Ahora vendría un nuevo enviado (el título que le pusieron a Ciro el persa, que autorizó la reconstrucción del templo) y el mesías resultaría ser descendiente de David.
Al llamarlo así, el ciego ya estaría proclamando a Jesús como el esperado. Nos lo podemos imaginar repitiendo como un mantra quejumbroso, “Hijo de David…ten compasión de mí”. Podemos decir que representa a todos los desafortunados en su miseria. “Dios no puede olvidarse de nosotros. El día llegará en que nuestra suerte cambiará”. Es el anhelo del pueblo de Israel, pueblo judío, pueblo hebreo, que vimos en la primera lectura.
Uno puede pensar que Jesús no vio al ciego, pero sí lo oyó. Probablemente iba en diálogo con los de su alrededor, en medio del grupo que caminaba adelante. Lo oyó y, en vez de ir al ciego, pidió que el ciego viniera a él. Y no se lo dijo directamente, sino que le mandó mensaje con los que estaban a su alrededor. Pareciera que el ciego no estaba cerca. ¿Sería que el gentío dificultaba moverse? Pero el ciego sí dio un salto para llegar a donde Jesús. Bastaba escuchar que lo llamaban para levantarse.
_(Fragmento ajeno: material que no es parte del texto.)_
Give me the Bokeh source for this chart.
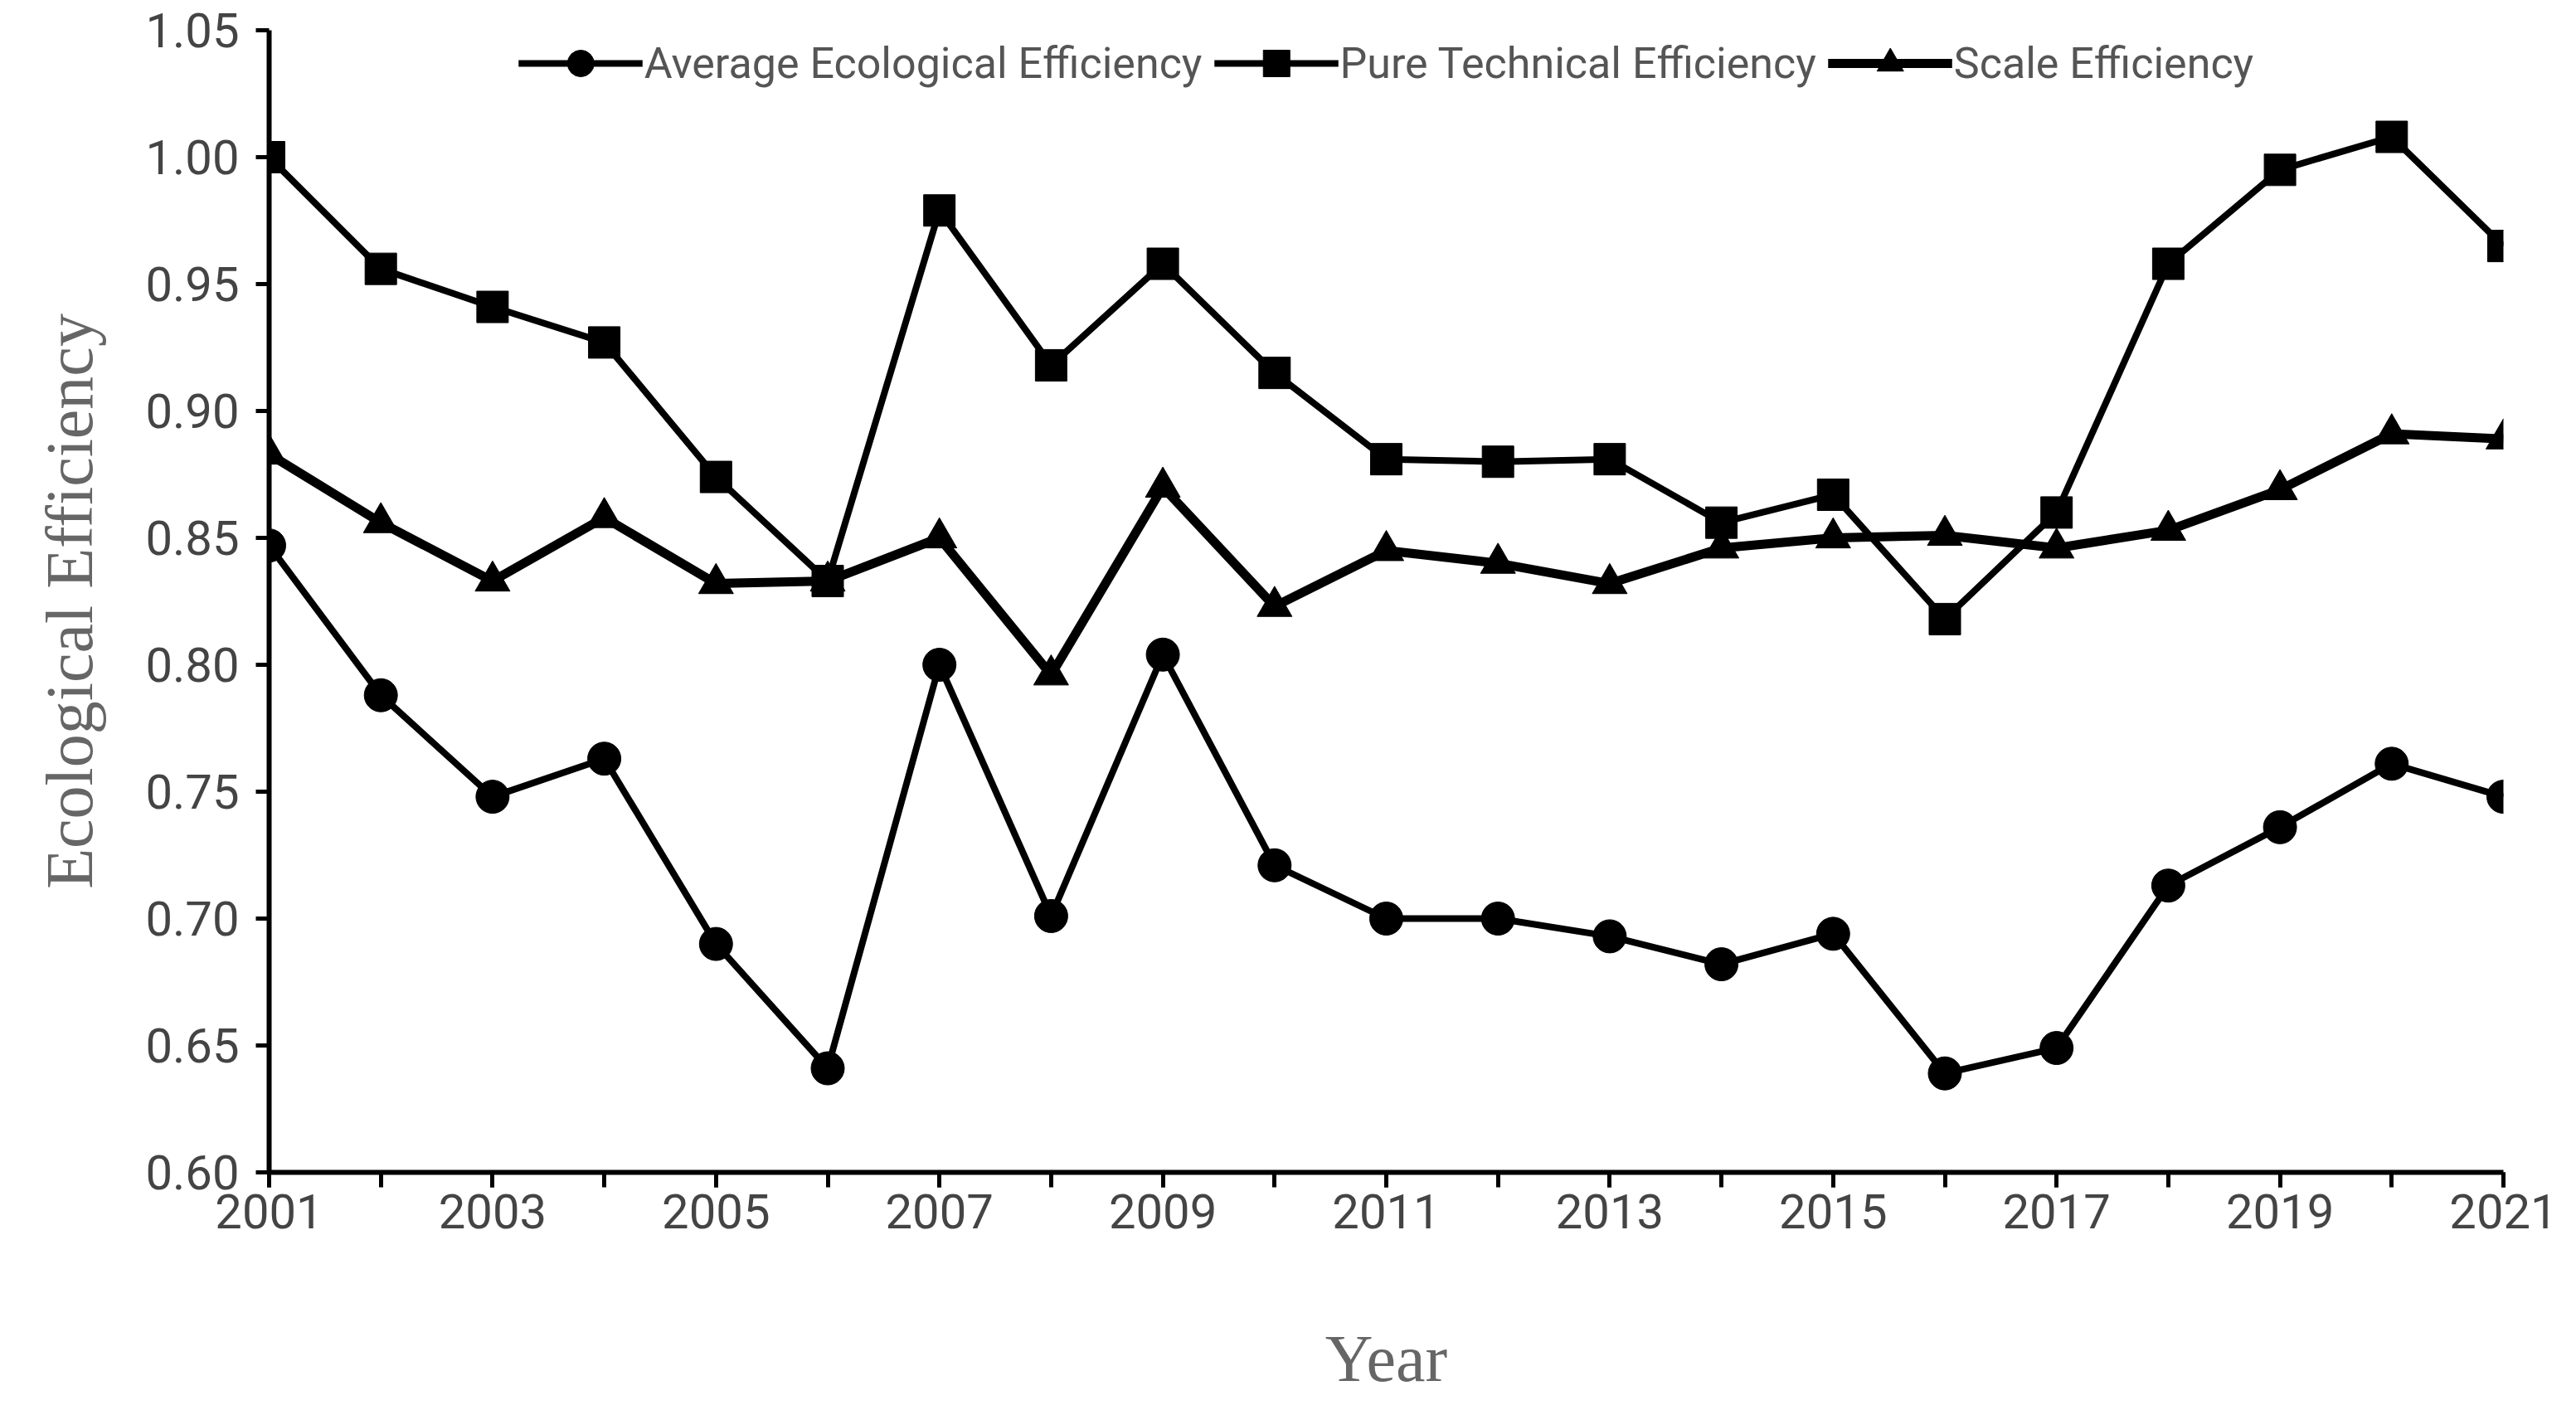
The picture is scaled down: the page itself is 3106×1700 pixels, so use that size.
from bokeh.plotting import figure
from bokeh.models import FixedTicker, Range1d, Legend, LegendItem, PrintfTickFormatter
from bokeh.embed import file_html
from bokeh.resources import INLINE

years = list(range(2001, 2022))
avg_eff = [0.847, 0.788, 0.748, 0.763, 0.690, 0.641, 0.800, 0.701, 0.804, 0.721, 0.700,
           0.700, 0.693, 0.682, 0.694, 0.639, 0.649, 0.713, 0.736, 0.761, 0.748]
pte = [1.000, 0.956, 0.941, 0.927, 0.874, 0.833, 0.979, 0.918, 0.958, 0.915, 0.881,
       0.880, 0.881, 0.856, 0.867, 0.818, 0.860, 0.958, 0.995, 1.008, 0.965]
se = [0.883, 0.856, 0.833, 0.858, 0.832, 0.833, 0.850, 0.796, 0.870, 0.823, 0.845,
      0.840, 0.832, 0.846, 0.850, 0.851, 0.846, 0.853, 0.869, 0.891, 0.889]
x_ticks = list(range(2001, 2022, 2))
y_ticks = [0.60, 0.65, 0.70, 0.75, 0.80, 0.85, 0.90, 0.95, 1.00, 1.05]

p = figure(width=3090, height=1684, output_backend="svg", toolbar_location=None,
           x_range=Range1d(2001, 2021), y_range=Range1d(0.6, 1.05),
           min_border_left=324, min_border_right=72, min_border_top=36, min_border_bottom=268)
p.outline_line_color = None
p.grid.visible = False

LW = 8
r1 = p.line(years, avg_eff, line_width=LW, color="black")
m1 = p.scatter(years, avg_eff, marker="circle", size=40, color="black")
r2 = p.line(years, pte, line_width=LW, color="black")
m2 = p.scatter(years, pte, marker="square", size=38, color="black")
r3 = p.line(years, se, line_width=LW + 3, color="black")
m3 = p.scatter(years, se, marker="triangle", size=42, color="black")

legend = Legend(items=[LegendItem(label="Average Ecological Efficiency", renderers=[r1, m1]),
                       LegendItem(label="Pure Technical Efficiency", renderers=[r2, m2]),
                       LegendItem(label="Scale Efficiency", renderers=[r3, m3])],
                orientation="horizontal", location="top", glyph_width=150, glyph_height=80,
                label_text_font="Liberation Sans Narrow, Roboto, sans-serif",
                label_text_font_size="52px", label_text_color="#555555",
                background_fill_alpha=0, border_line_color=None, spacing=14,
                label_standoff=2, margin=0, padding=0)
p.add_layout(legend)

for ax in (p.xaxis[0], p.yaxis[0]):
    ax.axis_line_width = 6
    ax.axis_line_color = "black"
    ax.major_tick_line_width = 5
    ax.minor_tick_line_width = 5
    ax.major_tick_line_color = "black"
    ax.minor_tick_line_color = "black"
    ax.major_tick_in = 0
    ax.minor_tick_in = 0
    ax.major_label_text_font = "Roboto"
    ax.major_label_text_font_size = "58px"
    ax.major_label_text_color = "#444444"
    ax.axis_label_text_font = "Liberation Serif"
    ax.axis_label_text_font_style = "normal"
    ax.axis_label_text_font_size = "80px"
    ax.axis_label_text_color = "#666666"

p.xaxis.ticker = FixedTicker(ticks=x_ticks, minor_ticks=years)
p.xaxis.major_tick_out = 18
p.xaxis.minor_tick_out = 18
p.xaxis.major_label_standoff = 8
p.xaxis.axis_label = "Year"
p.xaxis.axis_label_standoff = 110

p.yaxis.ticker = FixedTicker(ticks=y_ticks, minor_ticks=[])
p.yaxis.formatter = PrintfTickFormatter(format="%.2f")
p.yaxis.major_tick_out = 16
p.yaxis.major_label_standoff = 20
p.yaxis.axis_label = "Ecological Efficiency"
p.yaxis.axis_label_standoff = 44

open("out.html", "w").write(file_html(p, INLINE))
En aquella época ser ciego o impedido, era una señal de pecado. Tocar a alguien así equivalía a contaminarse. Quizás por eso Jesús lo trata de lejos. Y también, la figura del ciego sobre una manta, como lo describe el evangelista, recuerda la figura de Job, la del inocente que se ve como un pecador por los demás. De todos modos pedir, como lo hará Bartimeo, que se le cure la ceguera, era pedir que se demostrara que él no era pecador o que, Jesús tenía el poder de perdonar los pecados.
Bartimeo llega, y Jesús le pregunta qué quiere que haga por él. Con esto Jesús expresa que no sabe qué es lo quiere el ciego. Pareciera que su ceguera no era evidente, de lo contrario, ¿para qué preguntarle? ¿Sería que Jesús no lo veía, aunque lo tenía cerca, tal era el gentío?
Especular, sin otro fundamento en el texto, sobre lo que estaba pensando Jesús, es eso, especulación en el aire. De todos modos, en la tradición se ha interpretado esto como una manera de hacerle confesar al ciego su situación, aunque Jesús supiese de antemano la respuesta. ¿Por qué? El lector puede continuar esta reflexión, pero antes terminemos la de ahora.
“Maestro, que pueda ver,” le dice Bartimeo. Y Jesús, sin más, le dice, “Anda, tu fe te ha curado”.
En otra curación de un ciego, Jesús le untó en los ojos. Pero en esta ocasión fue suficiente tener fe, como en el otro caso del centurión a cuya casa un judío no podía entrar so pena de contaminación.
Este pasaje entonces estaría dentro de la familia de pasajes en que se subraya la importancia de la fe.
En la tradición también se ha visto en Bartimeo la condición de los que no entienden, no ven, lo que los cristianos llegan a ver. La fe nos abre los ojos.
Claro, está la fe que puede producir efectos psicosomáticos. Pero esa idea corresponde a la época de Freud, ni tan siquiera a nuestros tiempos. Como quiera que fuese, en tiempos de Jesús las cosas no se veían de ese modo. La consideración de los milagros de Jesús ha producido muchas publicaciones.
De la misma manera entre los primeros cristianos este pasaje fue entendido en el contexto del catecumenado. La manera con que fue entendido por el autor del evangelio y sus lectores inmediatos, eso es otra materia para los exégetas bíblicos.
“La salvación viene por la fe,” dirá San Pablo, igual que San Agustín. Jesús no pidió penitencia, ni hacer algo para ganar méritos. Sólo esperó a ver que la persona tenía fe.
Con San Pablo y San Agustín decimos: aun para tener esa fe tan grande necesitamos que Dios nos la de. Por nuestra cuenta no podemos generarla.